The ACRA spokesperson revealed that over the five years ending in 2023, 17,000 inactive companies were removed from the register, and the authority has since ramped up its efforts to clear inactive companies.


Inactive companies are defined as those that have not filed annual returns with ACRA for three consecutive years. These companies typically have no business activities, unlike those that have declared a "dormant" status to the authorities. Dormant companies are exempt from filing annual returns, while non-declared inactive companies are still required to submit them.

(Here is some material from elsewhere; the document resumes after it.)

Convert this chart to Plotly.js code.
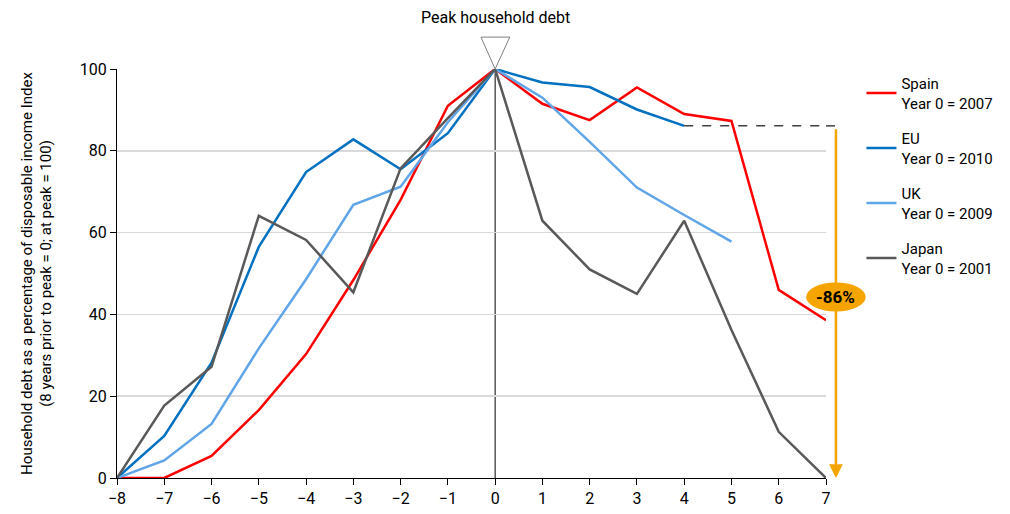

Stefanie Yuen Thio, Joint Managing Partner at TSMP Law Corporation, noted in an interview with Lianhe Zaobao that cleaning up inactive companies is a good internal management practice but not the most significant measure against money laundering. "Banks are being asked to conduct more aggressive training to ensure more effective Know Your Customer (KYC) processes, and tightening licensing regulations by MAS might have a greater impact."


Regarding the regulation of family offices, Yuen Thio said, "Singapore is taking steps to assure the broader international market that we take money laundering cases seriously. The fact that these bad actors were able to set up accounts and transfer such large sums to Singapore shows that KYC processes are not always effective. I think sending bank officers for more in-depth training is beneficial to identify common ways of evading KYC checks and the tricks used by criminals."


Gerald Singham, Senior Partner and Chief Operating Officer at Dentons Rodyk & Davidson LLP, commented that while inactive companies could indeed be exploited for money laundering, the likelihood is relatively low. Similar to how individuals might allow their Singpass to be used by scammers to open bank accounts, money laundering activities require some form of cooperation from company personnel or authorized individuals.


Regarding the requirement for family offices to submit updated information, he said, "I believe this is part of MAS's ongoing efforts as a regulatory body to strengthen scrutiny over family offices. It is a positive step to prevent the misuse of family offices for illegal activities."